Bloomsday on Broadway XXI
NOW in its 16th year, the annual Bloomsday on Broadway festival on June 16 at Symphony Space on the Upper West Side has become one of the hottest tickets in the New York calendar. Celebrating both James Joyce and Ireland, it's a far cry from the other dried up celebrations of revered authors legendary watering hole McSorley's provides the ale, for example, and you never have to wait long to hear a song. Says festival host Isaiah Sheffer, "It's always a great deal of fun and a lot of work and we're just sending out the scripts now to the 93 readers who will take to the stage on Bloomsday. Wit so many participants, we have to keep track of them all on a great big spreadsheet. Then we have to double check that each person received the right section to read it's endless!'
Each year the festival focuses on a different aspect of Joyce's masterpiece. This year's theme, Blooms People, will allow the audience to focus more on the characters surrounding Stephen Dedalus and Molly and Leopold Bloom.
"It's a chance for those who don't know Ulysses or who have been a little scared to read it to have a gentle introduction to the differing styles of each episode of the book. With that little bit of help people have told us that they can very much get into it. Especially if they have been a little awed by it in the past," Sheffer says.

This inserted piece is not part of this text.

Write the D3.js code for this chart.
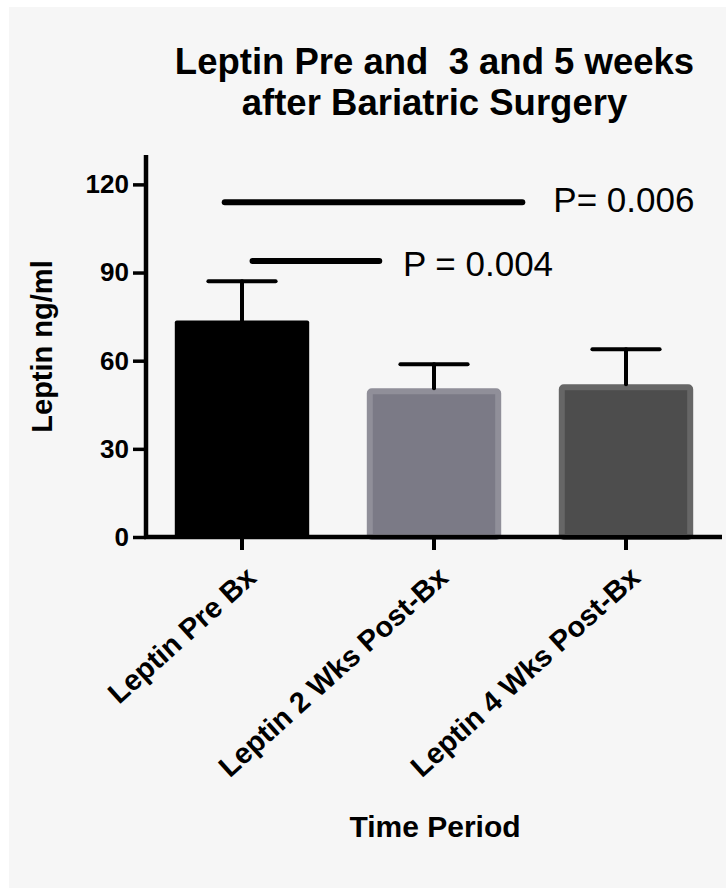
<!DOCTYPE html>
<html>
<head>
<meta charset="utf-8">
<script src="https://cdn.jsdelivr.net/npm/d3@7"></script>
<style>
  html, body { margin: 0; padding: 0; background: #ffffff; }
  svg { display: block; }
  text { font-family: "Liberation Sans", Arial, Helvetica, sans-serif; white-space: pre; }
</style>
</head>
<body>
<div id="chart"></div>
<script>
// ---- data ----
const categories = ["Leptin Pre Bx", "Leptin 2 Wks Post-Bx", "Leptin 4 Wks Post-Bx"];
const means = [73.7, 50.6, 52.0];
const sem = [13.3, 8.2, 11.9];
const yTicks = [0, 30, 60, 90, 120];
const titleLines = ["Leptin Pre and  3 and 5 weeks", "after Bariatric Surgery"];
const yTitle = "Leptin ng/ml";
const xTitle = "Time Period";
// significance annotations (x in category-index units, y in data units)
const sigFrom = [-0.09, 0.055];
const sigTo = [1.46, 0.715];
const sigY = [113.9, 93.9];
const sigLabels = ["P= 0.006", "P = 0.004"];

// ---- layout / style ----
const W = 726, H = 888;
const plot = { left: 146, right: 722, top: 155, bottom: 537 };
const barFill = ["#000000", "#7b7a86", "#4d4d4d"];
const barStroke = ["#000000", "#908f99", "#666666"];

const svg = d3.select("#chart").append("svg")
  .attr("width", W).attr("height", H);

// background panel
svg.append("rect").attr("x", 9).attr("y", 7).attr("width", W - 9).attr("height", H - 7)
  .attr("fill", "#f6f6f6");

const x = d3.scaleBand().domain(categories)
  .range([plot.left, plot.right]).paddingInner(0.3).paddingOuter(0.15);
const y = d3.scaleLinear().domain([0, 130]).range([plot.bottom, plot.top]);
const xi = d3.scaleLinear().domain([0, 1])
  .range([x(categories[0]) + x.bandwidth() / 2, x(categories[1]) + x.bandwidth() / 2]);

// title
svg.append("g").selectAll("text").data(titleLines).join("text")
  .attr("x", 434.5).attr("y", (d, i) => 73.5 + i * 41.5)
  .attr("text-anchor", "middle").attr("font-weight", "bold").attr("font-size", 36.5)
  .attr("fill", "#000").text(d => d);

// bars
const sw = 6;
svg.append("g").selectAll("rect").data(categories).join("rect")
  .attr("x", (d, i) => x(d) + (i ? sw / 2 : 0))
  .attr("y", (d, i) => y(means[i]) + (i ? sw / 2 : 0))
  .attr("width", (d, i) => x.bandwidth() - (i ? sw : 0))
  .attr("height", (d, i) => y(0) - y(means[i]) - (i ? sw / 2 : 0))
  .attr("rx", 2)
  .attr("fill", (d, i) => barFill[i])
  .attr("stroke", (d, i) => barStroke[i])
  .attr("stroke-width", (d, i) => i ? sw : 0);

// error bars (upper only)
const eb = svg.append("g").attr("stroke", "#000").attr("stroke-width", 4).attr("stroke-linecap", "round");
categories.forEach((c, i) => {
  const cx = x(c) + x.bandwidth() / 2;
  const capW = x.bandwidth() * 0.25;
  eb.append("line").attr("x1", cx).attr("x2", cx)
    .attr("y1", y(means[i])).attr("y2", y(means[i] + sem[i]));
  eb.append("line").attr("x1", cx - capW).attr("x2", cx + capW)
    .attr("y1", y(means[i] + sem[i])).attr("y2", y(means[i] + sem[i]));
});

// y axis
const yAxis = d3.axisLeft(y).tickValues(yTicks).tickSize(13).tickPadding(4).tickSizeOuter(0);
const gy = svg.append("g").attr("transform", `translate(${plot.left},0)`).call(yAxis);
gy.select(".domain").attr("stroke", "#000").attr("stroke-width", 4.5)
  .attr("d", `M0,${plot.top}V${plot.bottom + 2}`);
gy.selectAll(".tick line").attr("stroke", "#000").attr("stroke-width", 3.5);
gy.selectAll(".tick text").attr("font-size", 26).attr("font-weight", "bold").attr("fill", "#000")
  .attr("font-family", "Liberation Sans, Arial, sans-serif");

// x axis
const xAxis = d3.axisBottom(x).tickSize(13).tickSizeOuter(0).tickFormat("");
const gx = svg.append("g").attr("transform", `translate(0,${plot.bottom})`).call(xAxis);
gx.select(".domain").attr("stroke", "#000").attr("stroke-width", 4.5)
  .attr("d", `M${plot.left - 2},0H${plot.right}`);
gx.selectAll(".tick line").attr("stroke", "#000").attr("stroke-width", 4);

// rotated x labels
svg.append("g").selectAll("text").data(categories).join("text")
  .attr("transform", d => `translate(${x(d) + x.bandwidth() / 2 + 16},${580}) rotate(-42)`)
  .attr("text-anchor", "end").attr("font-weight", "bold").attr("font-size", 29)
  .attr("fill", "#000").text(d => d);

// axis titles
svg.append("text").attr("transform", `translate(52,346.5) rotate(-90)`)
  .attr("text-anchor", "middle").attr("font-weight", "bold").attr("font-size", 29)
  .attr("fill", "#000").text(yTitle);
svg.append("text").attr("x", 435).attr("y", 837)
  .attr("text-anchor", "middle").attr("font-weight", "bold").attr("font-size", 30)
  .attr("fill", "#000").text(xTitle);

// significance lines
const sigGap = [31, 23.6], sigDy = [9.3, 15];
const sg = svg.append("g");
sigLabels.forEach((lab, i) => {
  sg.append("line").attr("x1", xi(sigFrom[i])).attr("x2", xi(sigTo[i]))
    .attr("y1", y(sigY[i])).attr("y2", y(sigY[i]))
    .attr("stroke", "#000").attr("stroke-width", 6).attr("stroke-linecap", "round");
  sg.append("text").attr("x", xi(sigTo[i]) + sigGap[i]).attr("y", y(sigY[i]) + sigDy[i])
    .attr("font-size", 35).attr("fill", "#000").text(lab);
});
</script>
</body>
</html>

What makes Bloomsday on Broadway so special is that the entire 12-hour event seems to thrum along to the same raucous rhythm as New York City itself. "Some people have asked me if it's a literary event or a beer drinking party for my friends and I have to say honestly that yes, it's both," Sheffer says.

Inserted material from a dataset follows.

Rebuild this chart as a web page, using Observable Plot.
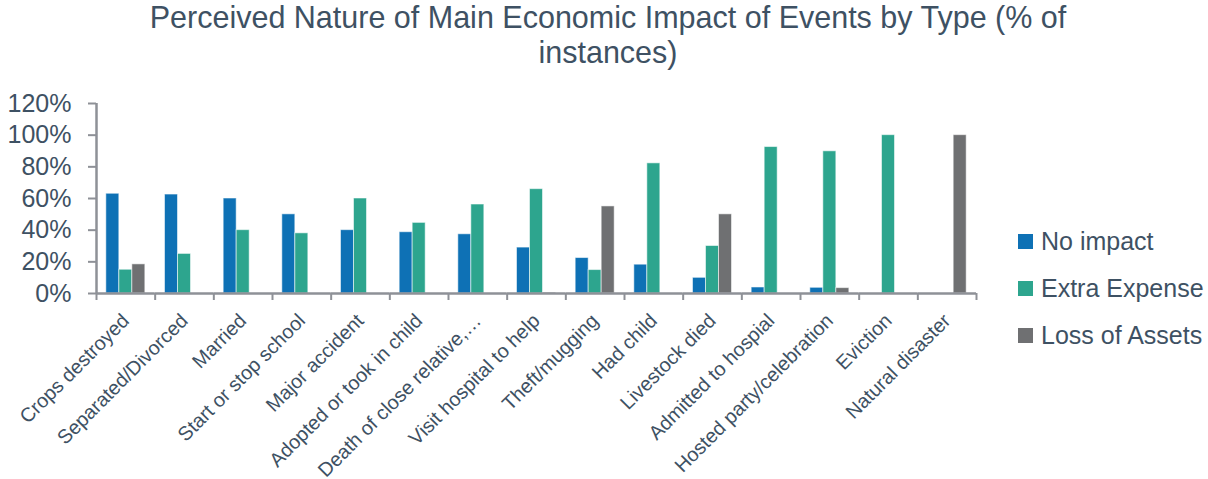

Actors and participants from every borough and continent bring the event a truly multicultural flair. Performers read their sections in their own accents, and so there's absolutely no stage Oirish speaking always a distracting and gratuitous nuisance.
Says Sheffer, "It's called Bloomsday on Broadway because we're a theater on Broadway, and because although there's a great deal of Irish actors taking part there's also actors of every background, African American, Asian, Puerto Rican, and there's a goodly number of Jews for Mr. Bloom and other roles, and one thing I insist upon is that they should speak in their own accent.
"There's nothing worse than an American actors trying to do an Irish accent, even if he or she is good at it! Frank McCourt will sound like Frank McCourt and if you're from the Bronx you will sound like you're from the Bronx, and that's good. It makes it a real New York celebration."
From time to time some actors have rebelled against this artistic policy, saying, "If I'm reading a section with Malachy McCourt how can I sound like I'm from Brooklyn?" To which Sheffer replies, "That's the point. And by the way Malachy was born in Brooklyn." Immediately, every actor sees his point.
"So much of life is spent in the shallows," says the inimitable Fionnula Flanagan. "When you have an opportunity to do something this profound you should jump at it!"